Ma quando si parla del silenzio, non ci si riferisce, evidentemente, ai convegni e alle riviste locali; si parla di tutta l'Italia al di qua dell'Isonzo, dei partiti, dei giornali, dei libri di storia. Le parole più chiare e convincenti le ha scritte proprio uno storico, Nicola Tranfaglia: per lui, che si dissocia da quanti cercano di difendere i massacri dei nazionalisti jugoslavi e di trovare una giustificazione storica, "la storiografia di sinistra italiana deve scontare ancora un notevole ritardo sui problemi e sui delitti dello stalinismo".
Ma chi ha vissuto quegli anni con l'interesse e con la sensibilità di chi era a Trieste fra guerra e dopoguerra, sa che il silenzio non fu soltanto della storiografia e non soltanto della sinistra. Tutto lo schieramento democratico lasciò la memoria delle foibe e dell'esodo dei 300 o 350mila istriani all'interessata propaganda dei neofascisti. Questa naturalmente diffuse un velo sulle colpe fasciste e operò quella strumentalizzazione delle vicende giuliane, che Scotti giustamente deplora. Ma la responsabilità di aver lasciato soli i missini è di tutti gli altri, anche dei governi, imbarazzati, come ha scritto Ernesto Galli della Loggia (sul Corriere della Sera del 23 agosto) "per i numerosi episodi di feroce rappresaglia compiuti dalle truppe italiane che avevano occupato la Jugoslavia dal '41 al '43”.

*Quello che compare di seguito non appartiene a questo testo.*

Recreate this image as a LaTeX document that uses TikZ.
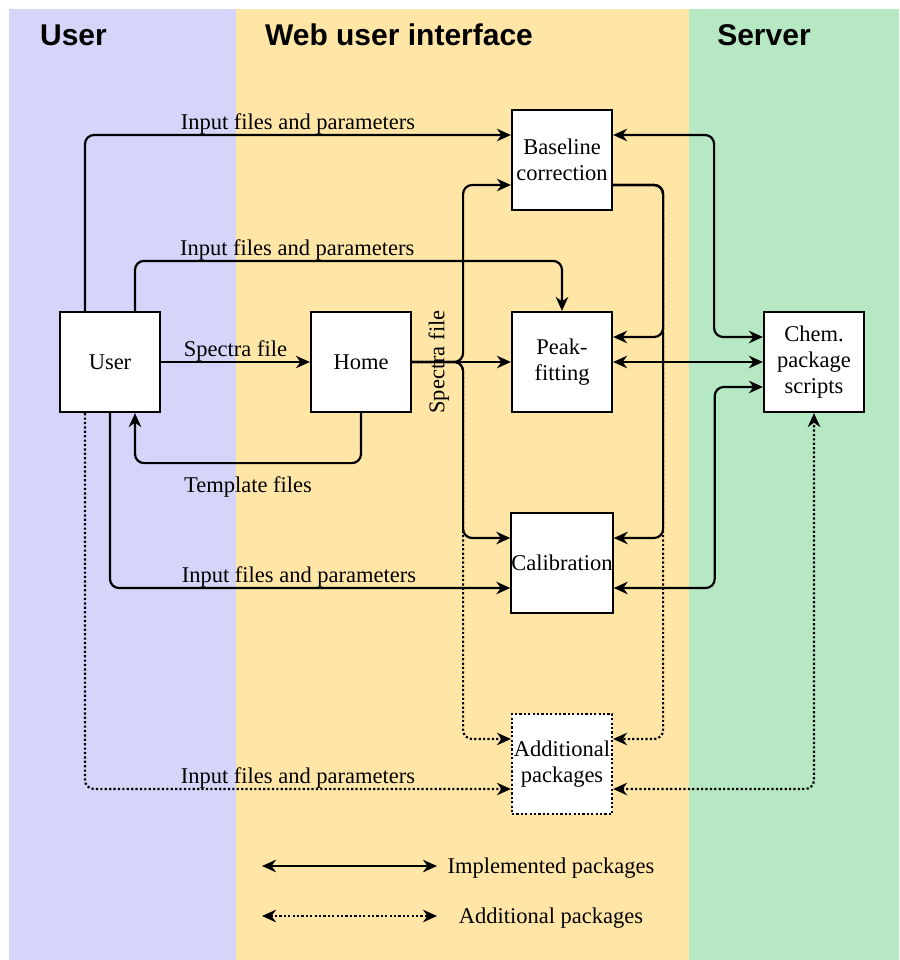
\documentclass[tikz,border=0pt]{standalone}
\usepackage{fontspec}
\setmainfont{Liberation Serif}
\newfontfamily\titlefont{Liberation Sans}
\usetikzlibrary{arrows.meta,calc}
\definecolor{laneuser}{RGB}{213,212,249}
\definecolor{laneweb}{RGB}{255,230,166}
\definecolor{laneserver}{RGB}{182,232,196}
\begin{document}
\begin{tikzpicture}[x=1pt,y=-1pt,
  >={Stealth[length=14pt,width=12.5pt,inset=4.5pt]},
  txt/.style={font=\fontsize{22.5}{26}\selectfont},
  title/.style={font=\titlefont\bfseries\fontsize{30}{34}\selectfont},
  box/.style={txt, draw, fill=white, line width=2.2pt, minimum width=100pt, minimum height=100pt, inner sep=0pt, align=center},
  dotbox/.style={box, dash pattern=on 2.2pt off 2.2pt},
  conn/.style={line width=2.2pt, rounded corners=9pt},
  dotconn/.style={conn, dash pattern=on 2.2pt off 2.2pt},
  lbl/.style={txt, inner sep=0pt, yshift=-2pt}
]
\useasboundingbox (0,0) rectangle (899,960);
\fill[white] (0,0) rectangle (899,960);
\fill[laneuser] (9,9) rectangle (236,960);
\fill[laneweb] (236,9) rectangle (689,960);
\fill[laneserver] (689,9) rectangle (899,960);

\node[title] (tuser) at (73.5,35) {User};
\node[title] (tweb) at (399,35) {Web user interface};
\node[title] (tserver) at (764,35) {Server};

\node[box] (user) at (110,362) {User};
\node[box] (home) at (361,362) {Home};
\node[box] (baseline) at (562,160) {Baseline\\correction};
\node[box] (peak) at (562,362) {Peak-\\fitting};
\node[box] (calib) at (562,563) {Calibration};
\node[dotbox] (addl) at (562,764) {Additional\\packages};
\node[box] (chem) at (814,362) {Chem.\\package\\scripts};

% User -> modules
\draw[conn,->] ($(user.north)+(-25,0)$) |- node[lbl, above=2pt, pos=0.75] {Input files and parameters} ($(baseline.west)+(0,-25)$);
\draw[conn,->] ($(user.north)+(25,0)$) -- ++(0,-50) -| node[lbl, above=2pt, pos=0.19] {Input files and parameters} (peak.north);
\draw[conn,->] (user.east) -- node[lbl, above=2pt] {Spectra file} (home.west);
\draw[conn,->] (home.south) -- ++(0,50) -| node[lbl, below=10pt, pos=0.25] {Template files} ($(user.south)+(25,0)$);
\draw[conn,->] (user.south) |- node[lbl, above=2pt, pos=0.736] {Input files and parameters} ($(calib.west)+(0,25)$);
\draw[dotconn,->] ($(user.south)+(-25,0)$) |- node[lbl, above=2pt, pos=0.75] {Input files and parameters} ($(addl.west)+(0,25)$);

% Home -> modules
\draw[dotconn,->] (home.east) -- ++(51,0) |- ($(addl.west)+(0,-25)$);
\draw[conn,->] (home.east) -- ++(51,0) |- ($(baseline.west)+(0,25)$);
\draw[conn,->] (home.east) -- ++(51,0) |- ($(calib.west)+(0,-25)$);
\draw[conn,->] (home.east) -- node[txt, inner sep=0pt, rotate=90, pos=0.27] {Spectra file} (peak.west);

% Baseline -> other modules
\draw[dotconn,->] ($(baseline.east)+(0,25)$) -- ++(50,0) |- ($(addl.east)+(0,-25)$);
\draw[conn,->] ($(baseline.east)+(0,25)$) -- ++(50,0) |- ($(calib.east)+(0,-25)$);
\draw[conn,->] ($(baseline.east)+(0,25)$) -- ++(50,0) |- ($(peak.east)+(0,-25)$);

% Modules <-> server
\draw[conn,<->] ($(baseline.east)+(0,-25)$) -- ++(101,0) |- ($(chem.west)+(0,-25)$);
\draw[conn,<->] (peak.east) -- (chem.west);
\draw[conn,<->] ($(calib.east)+(0,25)$) -- ++(101,0) |- ($(chem.west)+(0,25)$);
\draw[dotconn,<->] ($(addl.east)+(0,25)$) -| (chem.south);

% Legend
\coordinate (la1) at (262,866);
\coordinate (lb1) at (437,866);
\coordinate (la2) at (262,916);
\coordinate (lb2) at (437,916);
\draw[conn,<->] (la1) -- (lb1);
\draw[dotconn,<->] (la2) -- (lb2);
\node[lbl] (leg1) at (551,866) {Implemented packages};
\node[lbl] (leg2) at (551,916) {Additional packages};
\end{tikzpicture}
\end{document}
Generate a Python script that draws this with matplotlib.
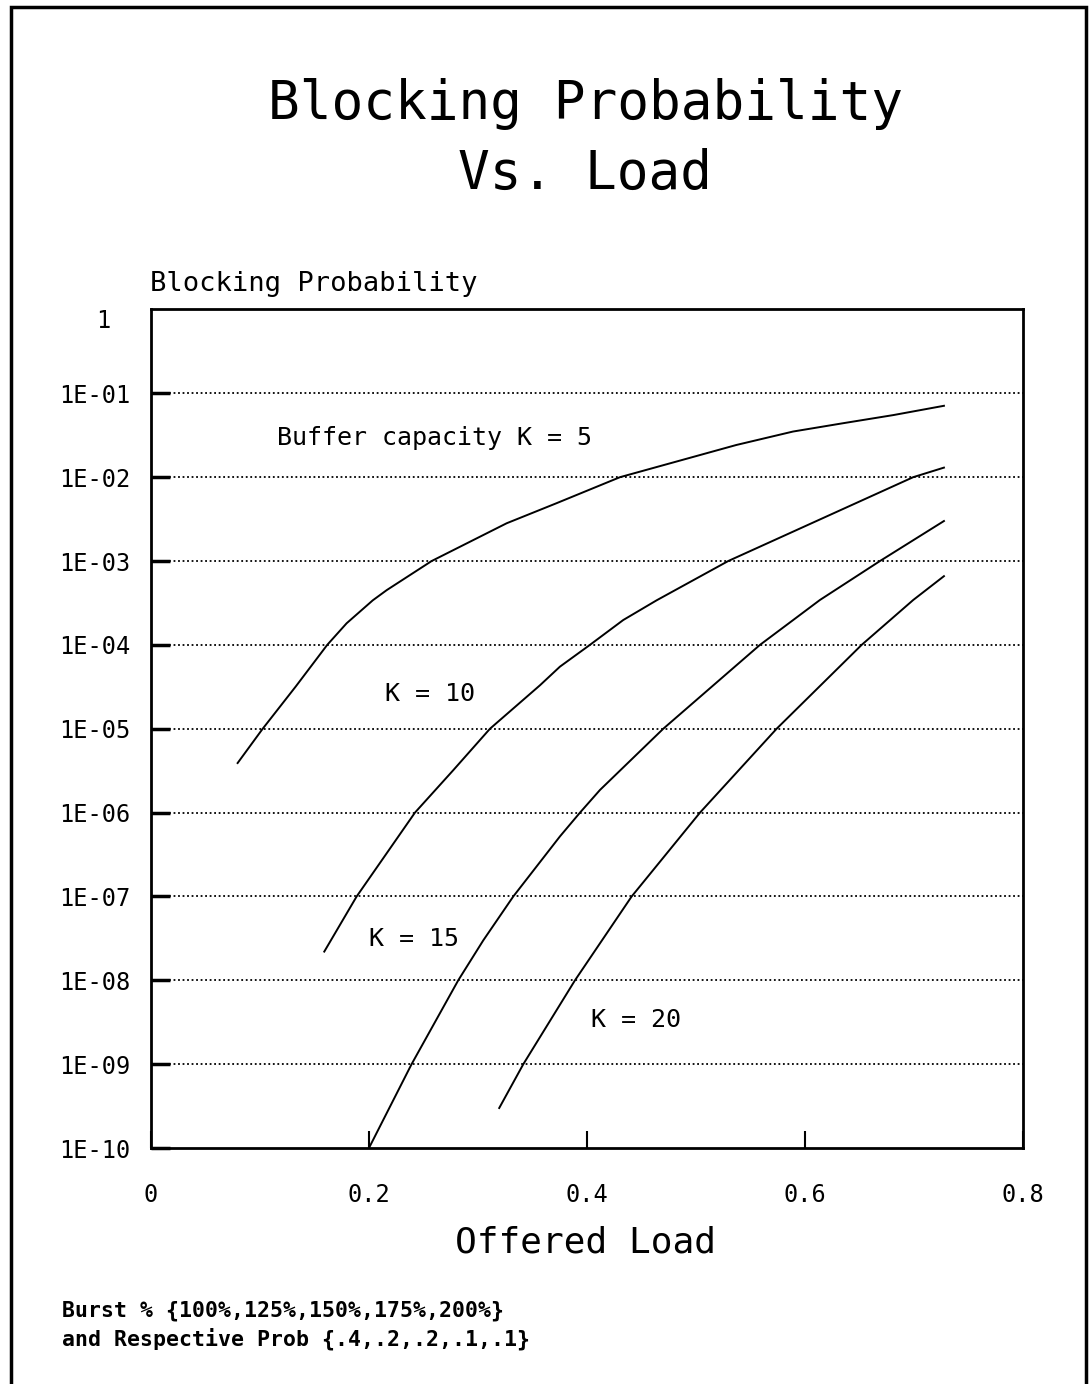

“Alla richiesta di Belgrado, subito dopo la fine delle ostilità, che fossero estradati come criminali di guerra un certo numero di ufficiali italiani che di crimini del genere ne avevano quasi sicuramente commessi davvero, parve politicamente avveduto rispondere mettendo la sordina, da parte nostra, sulle atrocità commesse a loro volta dai partigiani titini nei confronti delle popolazioni italiane".
L'analisi è acuta e probabilmente veritiera; ma forse le cause di una rimozione così generalizzata non possono esaurirsi nella furbizia governativa, ma debbono essere più ampie.
Un'ipotesi è che l'identificazione compiuta dal fascismo di sé stesso con la patria, la riduzione fascista della storia del Risorgimento alla storia del nazionalismo, avessero portato a quel generale rifiuto del concetto di nazionalità, d'italianità, che ci ha distinti in questi cinquant'anni rispetto agli altri popoli europei. Buttare via il nazionalismo dopo l'orgia fascista era più che giusto; confonderlo con il senso, anche culturale, della nazionalità ha creato il vuoto del quale si è cominciato a discutere in Italia soltanto da quando il secessionismo di Bossi ha dato una sgradevole sveglia.